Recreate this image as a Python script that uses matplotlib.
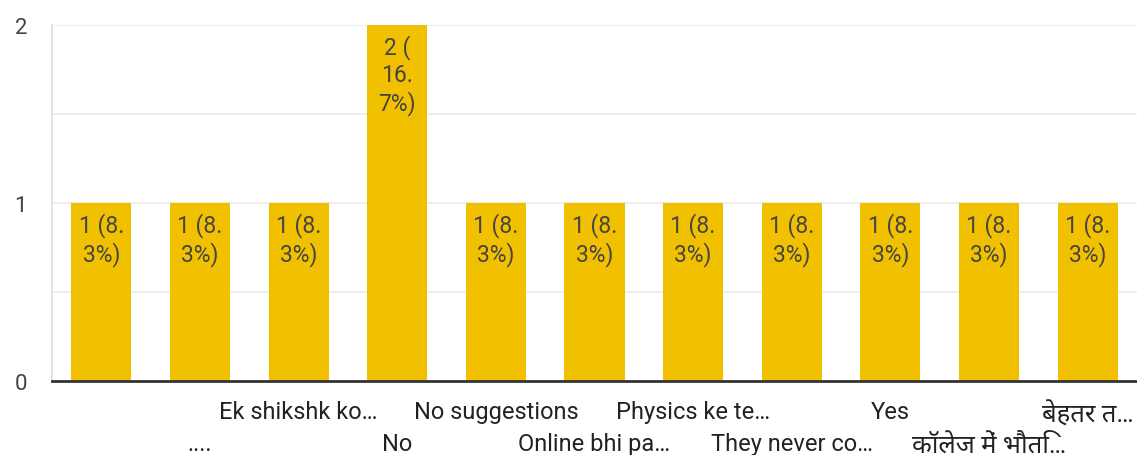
import matplotlib
matplotlib.use("Agg")
import matplotlib.pyplot as plt
from matplotlib import font_manager, ft2font
import numpy as np

categories = ["", "....", "Ek shikshk ko…", "No", "No suggestions", "Online bhi pa…",
              "Physics ke te…", "They never co…", "Yes", "कॉलेज में भौति…", "बेहतर त…"]
values = [1, 1, 1, 2, 1, 1, 1, 1, 1, 1, 1]
bar_labels = ["1 (8.\n3%)", "1 (8.\n3%)", "1 (8.\n3%)", "2 (\n16.\n7%)", "1 (8.\n3%)",
              "1 (8.\n3%)", "1 (8.\n3%)", "1 (8.\n3%)", "1 (8.\n3%)", "1 (8.\n3%)", "1 (8.\n3%)"]
y_ticks = [0, 1, 2]

names = {f.name for f in font_manager.fontManager.ttflist}
deva = None
for cand in ["Noto Sans Devanagari", "Hind", "Mukta", "Poppins", "Anek Devanagari"]:
    if cand in names:
        deva = cand
        break
if deva is None:
    for f in font_manager.fontManager.ttflist:
        try:
            if 0x915 in ft2font.FT2Font(f.fname).get_charmap():
                deva = f.name
                break
        except Exception:
            pass

families = ["Roboto"]
if deva:
    families.append(deva)
families.append("DejaVu Sans")
plt.rcParams["font.family"] = families

BAR = "#F1C100"
TXT = "#444444"
LAB = "#222222"

fig = plt.figure(figsize=(11.37, 4.56), dpi=100)
ax = fig.add_axes([52 / 1137, 1 - 382 / 456, 1 - 52 / 1137, (382 - 26) / 456])

x = np.arange(len(categories))
ax.bar(x, values, width=0.61, color=BAR, zorder=2)

for xi, v, lab in zip(x, values, bar_labels):
    ax.annotate(lab, xy=(xi, v), xytext=(0, -6.5), textcoords="offset points",
                ha="center", va="top", fontsize=16.5, color=TXT, linespacing=1.22, zorder=3)

ax.set_xlim(-0.5, len(categories) - 0.5)
ax.set_ylim(0, 2)
ax.set_yticks(y_ticks)
ax.set_yticklabels([str(t) for t in y_ticks])
ax.set_yticks([0.5, 1.5], minor=True)
ax.yaxis.grid(True, which="both", color="#ebebeb", linewidth=1.2, zorder=0)

ax.set_xticks(x[::2])
major_labels = ax.set_xticklabels(categories[::2])
ax.set_xticks(x[1::2], minor=True)
minor_labels = ax.set_xticklabels(categories[1::2], minor=True)
ax.tick_params(axis="x", which="major", length=0, pad=14, labelsize=17, labelcolor=LAB)
ax.tick_params(axis="x", which="minor", length=0, pad=37, labelsize=17, labelcolor=LAB)
ax.tick_params(axis="y", which="both", length=0, pad=18, labelsize=16, labelcolor=TXT)
for t in list(major_labels) + list(minor_labels):
    if any(0x900 <= ord(c) <= 0x97F for c in t.get_text()):
        t.set_fontsize(18.5)

for s in ["top", "right"]:
    ax.spines[s].set_visible(False)
ax.spines["left"].set_color("#dddddd")
ax.spines["left"].set_linewidth(1.2)
ax.spines["bottom"].set_color("#333333")
ax.spines["bottom"].set_linewidth(2)
ax.spines["bottom"].set_zorder(4)

fig.savefig("out.png", dpi=100)
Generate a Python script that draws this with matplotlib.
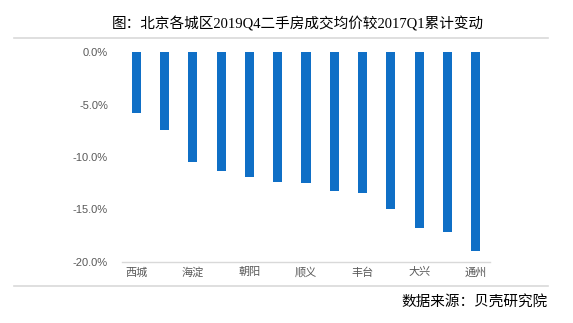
import matplotlib
matplotlib.use("Agg")
import matplotlib.pyplot as plt
from matplotlib.lines import Line2D
from matplotlib.ticker import FuncFormatter

# -- Data --------------------------------------------------------------------
districts = ['西城', '东城', '海淀', '石景山', '朝阳', '昌平', '顺义',
             '房山', '丰台', '门头沟', '大兴', '怀柔', '通州']
change_pct = [-5.8, -7.4, -10.5, -11.3, -11.9, -12.4, -12.5,
              -13.2, -13.4, -15.0, -16.8, -17.2, -19.0]
y_ticks = [0, -5, -10, -15, -20]

title = '图：北京各城区2019Q4二手房成交均价较2017Q1累计变动'
source = '数据来源：贝壳研究院'

# -- Styling -----------------------------------------------------------------
bar_color = '#0f6fc6'
gray_txt = '#595959'
line_gray = '#d9d9d9'
cjk = ['Noto Sans CJK SC', 'DejaVu Sans']

fig = plt.figure(figsize=(5.73, 3.23), dpi=100)
ax = fig.add_axes([122/573, 1 - 261.7/323, 368/573, (261.7 - 52.3)/323])

x = list(range(len(districts)))
ax.bar(x, change_pct, width=0.32, color=bar_color, zorder=2)

ax.set_xlim(-0.5, len(districts) - 0.5)
ax.set_ylim(-20, 0)
ax.set_yticks(y_ticks)
ax.yaxis.set_major_formatter(FuncFormatter(lambda v, p: f'{v:.1f}%'))
ax.set_xticks(x)
ax.set_xticklabels([d if i % 2 == 0 else '' for i, d in enumerate(districts)],
                   family=cjk, fontsize=8, color=gray_txt)
for lab in ax.get_yticklabels():
    lab.set_family(['Liberation Sans', 'DejaVu Sans'])
    lab.set_fontsize(8)
    lab.set_color(gray_txt)

ax.tick_params(axis='y', length=0, pad=10)
ax.tick_params(axis='x', length=0, pad=4)
for s in ['top', 'right', 'left']:
    ax.spines[s].set_visible(False)
ax.spines['bottom'].set_color(line_gray)
ax.spines['bottom'].set_linewidth(1.0)

# -- Title, separator lines and source ----------------------------------------
fig.text(298/573, 1 - 24/323, title, ha='center', va='center', fontsize=10.5,
         family=['Liberation Serif', 'Noto Sans CJK SC'], color='black')
fig.add_artist(Line2D([14/573, 548/573], [1 - 37.5/323] * 2,
                      transform=fig.transFigure, color=line_gray, lw=1.2))
fig.add_artist(Line2D([14/573, 548/573], [1 - 286/323] * 2,
                      transform=fig.transFigure, color=line_gray, lw=1.2))
fig.text(548/573, 1 - 302/323, source, ha='right', va='center', fontsize=10.5,
         family=cjk, color='black')

plt.savefig('out.png', dpi=100)
plt.close()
***
Stated exercise:
The lines to collect are those holding the string "script"; copy them all.

Result for this task:
Recreate this image as a Python script that uses matplotlib.
Generate a Python script that draws this with matplotlib.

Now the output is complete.